--- BEGIN ---

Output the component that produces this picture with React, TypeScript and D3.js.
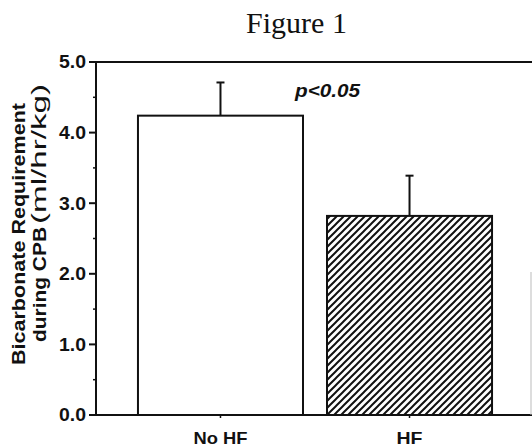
import React from "react";
import * as d3 from "d3";

const categories = ["No HF", "HF"];
const values = [4.24, 2.82];
const errors = [0.47, 0.57];
const yTicks = [0, 1, 2, 3, 4, 5];
const yMinorTicks = [0.5, 1.5, 2.5, 3.5, 4.5];
const yTickLabels = ["0.0", "1.0", "2.0", "3.0", "4.0", "5.0"];
const title = "Figure 1";
const annotation = "p<0.05";
const yTitleLine1 = "Bicarbonate Requirement";
const yTitleLine2a = "during CPB";
const yTitleLine2b = "(ml/hr/kg)";

const W = 532;
const H = 447;
const AX_LEFT = 96;
const AX_RIGHT = 532;
const SANS = "'Liberation Sans', Arial, Helvetica, sans-serif";

export default function App() {
  const y = d3.scaleLinear().domain([0, 5]).range([415, 62]);
  const x = d3
    .scaleBand<string>()
    .domain(categories)
    .range([96, 534])
    .paddingInner(0.127)
    .paddingOuter(0.222);
  const bw = x.bandwidth();

  return (
    <svg
      width={W}
      height={H}
      style={{ position: "absolute", left: 0, top: 0, background: "#fff" }}
    >
      <defs>
        <pattern id="hatch" patternUnits="userSpaceOnUse" width={7} height={7}>
          <rect width={7} height={7} fill="#fff" />
          <path
            d="M-1,1 l2,-2 M0,7 l7,-7 M6,8 l2,-2"
            stroke="#111"
            strokeWidth={2}
          />
        </pattern>
      </defs>

      {/* Title */}
      <text
        x={296.5}
        y={33}
        textAnchor="middle"
        fontFamily="'Liberation Serif', 'Times New Roman', serif"
        fontSize={30}
        fill="#111"
      >
        {title}
      </text>

      {/* Bars */}
      {categories.map((c, i) => {
        const x0 = x(c)!;
        const cx = x0 + bw / 2;
        return (
          <g key={c}>
            <line
              x1={cx}
              x2={cx}
              y1={y(values[i])}
              y2={y(values[i] + errors[i])}
              stroke="#111"
              strokeWidth={2}
            />
            <line
              x1={cx - 4}
              x2={cx + 4}
              y1={y(values[i] + errors[i])}
              y2={y(values[i] + errors[i])}
              stroke="#111"
              strokeWidth={2}
            />
            <rect
              x={x0}
              y={y(values[i])}
              width={bw}
              height={y(0) - y(values[i])}
              fill={i === 0 ? "#fff" : "url(#hatch)"}
              stroke="#111"
              strokeWidth={2}
            />
          </g>
        );
      })}

      {/* Frame: left axis, top line, baseline */}
      <line x1={AX_LEFT} x2={AX_LEFT} y1={y(5)} y2={y(0)} stroke="#111" strokeWidth={2} />
      <line x1={AX_LEFT - 1} x2={AX_RIGHT} y1={y(5)} y2={y(5)} stroke="#111" strokeWidth={2} />
      <line x1={AX_LEFT - 1} x2={AX_RIGHT} y1={y(0)} y2={y(0)} stroke="#111" strokeWidth={2} />
      <line x1={531} x2={531} y1={272} y2={y(0)} stroke="#bbb" strokeWidth={1} />

      {/* Y ticks */}
      {yTicks.map((t, i) => (
        <g key={t}>
          <line x1={AX_LEFT - 7} x2={AX_LEFT} y1={y(t)} y2={y(t)} stroke="#111" strokeWidth={2} />
          <text
            x={86}
            y={y(t)}
            dy="0.36em"
            textAnchor="end"
            fontFamily={SANS}
            fontWeight="bold"
            fontSize={17.5}
            textLength={27}
            lengthAdjust="spacingAndGlyphs"
            fill="#111"
          >
            {yTickLabels[i]}
          </text>
        </g>
      ))}
      {yMinorTicks.map((t) => (
        <line key={t} x1={AX_LEFT - 3} x2={AX_LEFT} y1={y(t)} y2={y(t)} stroke="#111" strokeWidth={1.5} />
      ))}

      {/* X ticks and labels */}
      {categories.map((c) => {
        const cx = x(c)! + bw / 2;
        return (
          <g key={c}>
            <line x1={cx} x2={cx} y1={y(0)} y2={y(0) + 3} stroke="#111" strokeWidth={1.5} />
            <text
              x={cx}
              y={444}
              textAnchor="middle"
              fontFamily={SANS}
              fontWeight="bold"
              fontSize={17}
              textLength={c === "HF" ? 26 : 54}
              lengthAdjust="spacingAndGlyphs"
              fill="#111"
            >
              {c}
            </text>
          </g>
        );
      })}

      {/* Annotation */}
      <text
        x={295}
        y={97}
        fontFamily={SANS}
        fontWeight="bold"
        fontStyle="italic"
        fontSize={18}
        textLength={65}
        lengthAdjust="spacingAndGlyphs"
        fill="#111"
      >
        {annotation}
      </text>

      {/* Y-axis title */}
      <text
        transform="translate(25,234) rotate(-90)"
        textAnchor="middle"
        fontFamily={SANS}
        fontWeight="bold"
        fontSize={19}
        textLength={262}
        lengthAdjust="spacingAndGlyphs"
        fill="#111"
      >
        {yTitleLine1}
      </text>
      <text
        transform="translate(46,284.5) rotate(-90)"
        textAnchor="middle"
        fontFamily={SANS}
        fontWeight="bold"
        fontSize={19}
        textLength={115}
        lengthAdjust="spacingAndGlyphs"
        fill="#111"
      >
        {yTitleLine2a}
      </text>
      <text
        transform="translate(46,154) rotate(-90)"
        textAnchor="middle"
        fontFamily={SANS}
        fontSize={20}
        textLength={140}
        lengthAdjust="spacingAndGlyphs"
        fill="#111"
      >
        {yTitleLine2b}
      </text>
    </svg>
  );
}
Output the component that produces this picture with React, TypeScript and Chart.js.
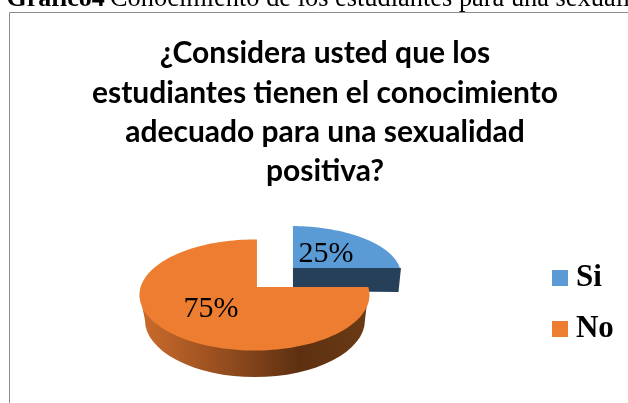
import React, { useEffect, useRef } from "react";
import { Chart, registerables } from "chart.js";

Chart.register(...registerables);

const categories = ["Si", "No"];
const shares = [25, 75];
const sliceColors = ["#5B9BD5", "#ED7D31"];
const titleLines = [
  "¿Considera usted que los",
  "estudiantes tienen el conocimiento",
  "adecuado para una sexualidad",
  "positiva?",
];
const captionBold = "Gráfico4";
const captionText = "Conocimiento de los estudiantes para una sexualidad positiva";

function swatch(color: string) {
  const c = document.createElement("canvas");
  c.width = 16;
  c.height = 16;
  const g = c.getContext("2d")!;
  g.fillStyle = color;
  g.fillRect(0, 0, 16, 16);
  return c;
}

const framePlugin = {
  id: "frame",
  beforeDraw(chart: any) {
    const { ctx, width, height } = chart;
    ctx.save();
    ctx.fillStyle = "#fff";
    ctx.fillRect(0, 0, width, height);
    ctx.strokeStyle = "#8C8C8C";
    ctx.lineWidth = 1;
    ctx.beginPath();
    ctx.moveTo(width, 12.5);
    ctx.lineTo(9.5, 12.5);
    ctx.lineTo(9.5, height);
    ctx.stroke();
    ctx.fillStyle = "#000";
    ctx.textBaseline = "alphabetic";
    ctx.font = "bold 26px 'Liberation Serif'";
    ctx.fillText(captionBold, 6.5, 6);
    ctx.font = "26.4px 'Liberation Serif'";
    ctx.fillText(captionText, 110, 6);
    ctx.restore();
  },
};

const piePlugin = {
  id: "pie3d",
  beforeDatasetDraw(chart: any, args: any) {
    const { ctx } = chart;
    const els = args.meta.data;
    const first = els[0];
    const X = first.x, Y = first.y, r = first.outerRadius;
    const k = r / 99.28;
    const tx = (d: number) => X + (d - 25.85) * k;
    const ty = (d: number) => Y + (d - 16.7) * k;
    // shape of each slice relative to the library's pie centre, scaled by its radius
    const shape = [
      { ax: 36, ay: -19, cx: 33.5, cy: -12, rx: 110.5, ry: 49 },
      { ax: 0, ay: 0, cx: -2.5, cy: 8, rx: 115, ry: 55.5 },
    ];
    const trace = (s: any, a0: number, a1: number) => {
      const px = (s.ax - s.cx) / s.rx, py = (s.ay - s.cy) / s.ry;
      ctx.moveTo(tx(s.ax), ty(s.ay));
      const n = 120;
      for (let i = 0; i <= n; i++) {
        const a = a0 + ((a1 - a0) * i) / n;
        const dx = Math.cos(a), dy = Math.sin(a);
        const b = px * dx + py * dy;
        const t = -b + Math.sqrt(b * b - (px * px + py * py - 1));
        ctx.lineTo(tx(s.cx + (px + t * dx) * s.rx), ty(s.cy + (py + t * dy) * s.ry));
      }
      ctx.closePath();
    };
    ctx.save();
    const a = els[0], b = els[1];
    ctx.fillStyle = "#264059";
    ctx.beginPath();
    ctx.moveTo(tx(36), ty(-19));
    ctx.lineTo(tx(144), ty(-19));
    ctx.lineTo(tx(141.5), ty(5));
    ctx.lineTo(tx(36), ty(4));
    ctx.closePath();
    ctx.fill();
    ctx.fillStyle = a.options.backgroundColor;
    ctx.beginPath();
    trace(shape[0], a.startAngle, a.endAngle);
    ctx.fill();
    const g = ctx.createLinearGradient(tx(-112), 0, tx(108), 0);
    g.addColorStop(0, "#C86A2B");
    g.addColorStop(0.35, "#964E1F");
    g.addColorStop(0.7, "#5E3011");
    g.addColorStop(1, "#6A3A15");
    ctx.fillStyle = g;
    ctx.beginPath();
    ctx.moveTo(tx(112), ty(0));
    ctx.lineTo(tx(108), ty(33));
    ctx.ellipse(tx(-2), ty(33), 110 * k, 57 * k, 0, 0, Math.PI);
    ctx.lineTo(tx(-117), ty(8));
    ctx.closePath();
    ctx.fill();
    ctx.fillStyle = b.options.backgroundColor;
    ctx.beginPath();
    trace(shape[1], b.startAngle, b.endAngle);
    ctx.fill();
    ctx.fillStyle = "#000";
    ctx.font = "30px 'Liberation Serif'";
    ctx.textAlign = "center";
    ctx.textBaseline = "middle";
    const total = shares.reduce((p, q) => p + q, 0);
    ctx.fillText(`${Math.round((shares[0] / total) * 100)}%`, tx(69), ty(-33));
    ctx.fillText(`${Math.round((shares[1] / total) * 100)}%`, tx(-46), ty(22));
    ctx.restore();
    return false;
  },
};

export default function App() {
  const ref = useRef<HTMLCanvasElement>(null);
  useEffect(() => {
    const chart = new Chart(ref.current!, {
      type: "pie",
      data: {
        labels: categories,
        datasets: [{ data: shares, backgroundColor: sliceColors, borderWidth: 0 }],
      },
      plugins: [framePlugin, piePlugin],
      options: {
        animation: false,
        responsive: false,
        devicePixelRatio: 1,
        layout: { padding: { left: 26.2, right: 4.2, top: 0, bottom: 0 } },
        plugins: {
          title: {
            display: true,
            text: titleLines,
            color: "#000",
            font: { family: "Lato", weight: "bold", size: 30, lineHeight: 1.31 },
            padding: { top: 34, bottom: 13.2 },
          },
          legend: {
            position: "right",
            fullSize: false,
            labels: {
              color: "#000",
              font: { family: "'Liberation Serif'", weight: "bold", size: 31 },
              usePointStyle: true,
              boxWidth: 1,
              padding: 20,
              generateLabels: () =>
                categories.map((text, i) => ({
                  text,
                  fillStyle: sliceColors[i],
                  strokeStyle: sliceColors[i],
                  lineWidth: 0,
                  pointStyle: swatch(sliceColors[i]),
                  fontColor: "#000",
                  hidden: false,
                  index: i,
                })),
            },
          },
          tooltip: { enabled: false },
        },
      },
    } as any);
    return () => chart.destroy();
  }, []);
  return (
    <canvas
      ref={ref}
      width={628}
      height={403}
      style={{ position: "fixed", left: 0, top: 0, width: 628, height: 403 }}
    />
  );
}
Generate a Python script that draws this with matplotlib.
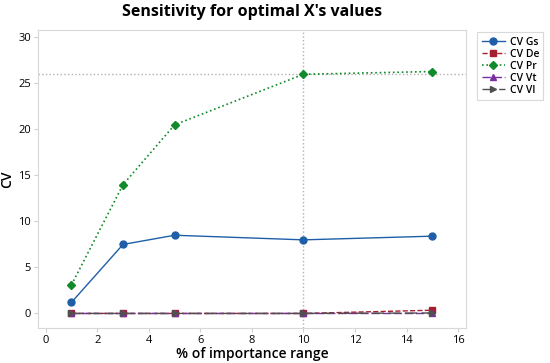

--- END ---

- **Stated exercise**
Print everything from the line with "TypeScript and Chart.js." down to the line with "Chart.register(...registerables);", both included, exactly as written and without the pictures.

- **Exercise result**
Output the component that produces this picture with React, TypeScript and Chart.js.
import React, { useEffect, useRef } from "react";
import { Chart, registerables } from "chart.js";

Chart.register(...registerables);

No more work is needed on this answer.